SOURCE DATA

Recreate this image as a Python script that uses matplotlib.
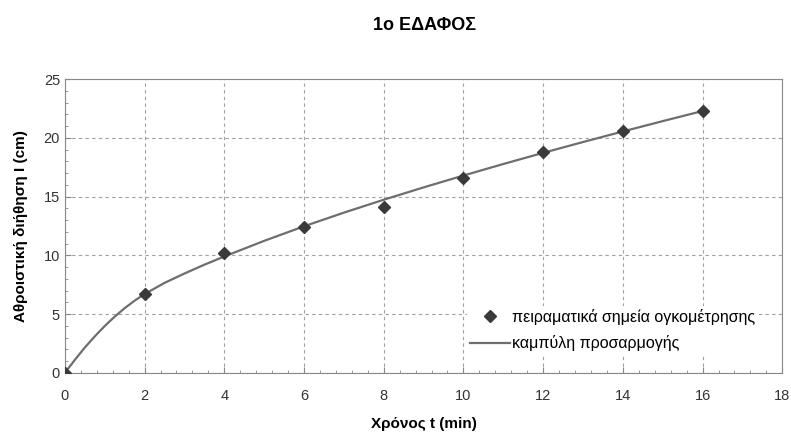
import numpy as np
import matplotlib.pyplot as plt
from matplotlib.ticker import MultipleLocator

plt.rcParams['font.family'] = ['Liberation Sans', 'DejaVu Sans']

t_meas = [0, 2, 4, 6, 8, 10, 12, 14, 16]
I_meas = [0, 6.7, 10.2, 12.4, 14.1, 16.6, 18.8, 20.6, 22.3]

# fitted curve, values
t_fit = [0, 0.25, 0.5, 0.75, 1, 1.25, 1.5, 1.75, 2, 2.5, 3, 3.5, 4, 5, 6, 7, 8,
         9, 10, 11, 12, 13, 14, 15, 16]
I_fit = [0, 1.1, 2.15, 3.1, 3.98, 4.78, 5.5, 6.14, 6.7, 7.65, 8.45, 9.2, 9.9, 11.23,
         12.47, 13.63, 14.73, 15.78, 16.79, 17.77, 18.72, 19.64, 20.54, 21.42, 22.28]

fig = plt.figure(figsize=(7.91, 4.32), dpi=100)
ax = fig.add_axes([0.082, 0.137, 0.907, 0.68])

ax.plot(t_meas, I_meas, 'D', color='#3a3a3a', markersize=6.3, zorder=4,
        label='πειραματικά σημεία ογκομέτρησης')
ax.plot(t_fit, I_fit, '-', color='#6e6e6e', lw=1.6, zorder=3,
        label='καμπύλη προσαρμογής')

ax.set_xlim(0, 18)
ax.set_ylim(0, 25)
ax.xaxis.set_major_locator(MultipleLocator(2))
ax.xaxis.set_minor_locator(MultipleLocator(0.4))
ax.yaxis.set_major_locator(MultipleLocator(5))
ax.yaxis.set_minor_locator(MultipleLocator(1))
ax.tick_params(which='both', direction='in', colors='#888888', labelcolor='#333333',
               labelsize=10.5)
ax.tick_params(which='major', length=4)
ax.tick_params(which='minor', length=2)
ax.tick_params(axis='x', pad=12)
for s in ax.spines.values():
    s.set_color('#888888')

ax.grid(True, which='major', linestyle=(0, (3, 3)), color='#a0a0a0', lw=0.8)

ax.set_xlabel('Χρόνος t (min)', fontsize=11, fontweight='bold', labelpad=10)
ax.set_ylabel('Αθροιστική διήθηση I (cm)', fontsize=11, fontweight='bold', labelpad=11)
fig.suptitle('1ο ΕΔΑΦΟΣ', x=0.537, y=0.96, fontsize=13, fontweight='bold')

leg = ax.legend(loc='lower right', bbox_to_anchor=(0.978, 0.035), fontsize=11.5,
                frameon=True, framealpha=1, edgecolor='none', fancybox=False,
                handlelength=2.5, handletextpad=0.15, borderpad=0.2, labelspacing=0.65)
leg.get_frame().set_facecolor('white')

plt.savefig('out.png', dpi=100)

WHAT IS ASKED
Please extract exactly the lines of the data, from the first through the line containing "ax = fig.add_axes([0.082, 0.137, 0.907, 0.68])", and add no pictures to the copy.

RESULT BELOW
Recreate this image as a Python script that uses matplotlib.
import numpy as np
import matplotlib.pyplot as plt
from matplotlib.ticker import MultipleLocator

plt.rcParams['font.family'] = ['Liberation Sans', 'DejaVu Sans']

t_meas = [0, 2, 4, 6, 8, 10, 12, 14, 16]
I_meas = [0, 6.7, 10.2, 12.4, 14.1, 16.6, 18.8, 20.6, 22.3]

# fitted curve, values
t_fit = [0, 0.25, 0.5, 0.75, 1, 1.25, 1.5, 1.75, 2, 2.5, 3, 3.5, 4, 5, 6, 7, 8,
         9, 10, 11, 12, 13, 14, 15, 16]
I_fit = [0, 1.1, 2.15, 3.1, 3.98, 4.78, 5.5, 6.14, 6.7, 7.65, 8.45, 9.2, 9.9, 11.23,
         12.47, 13.63, 14.73, 15.78, 16.79, 17.77, 18.72, 19.64, 20.54, 21.42, 22.28]

fig = plt.figure(figsize=(7.91, 4.32), dpi=100)
ax = fig.add_axes([0.082, 0.137, 0.907, 0.68])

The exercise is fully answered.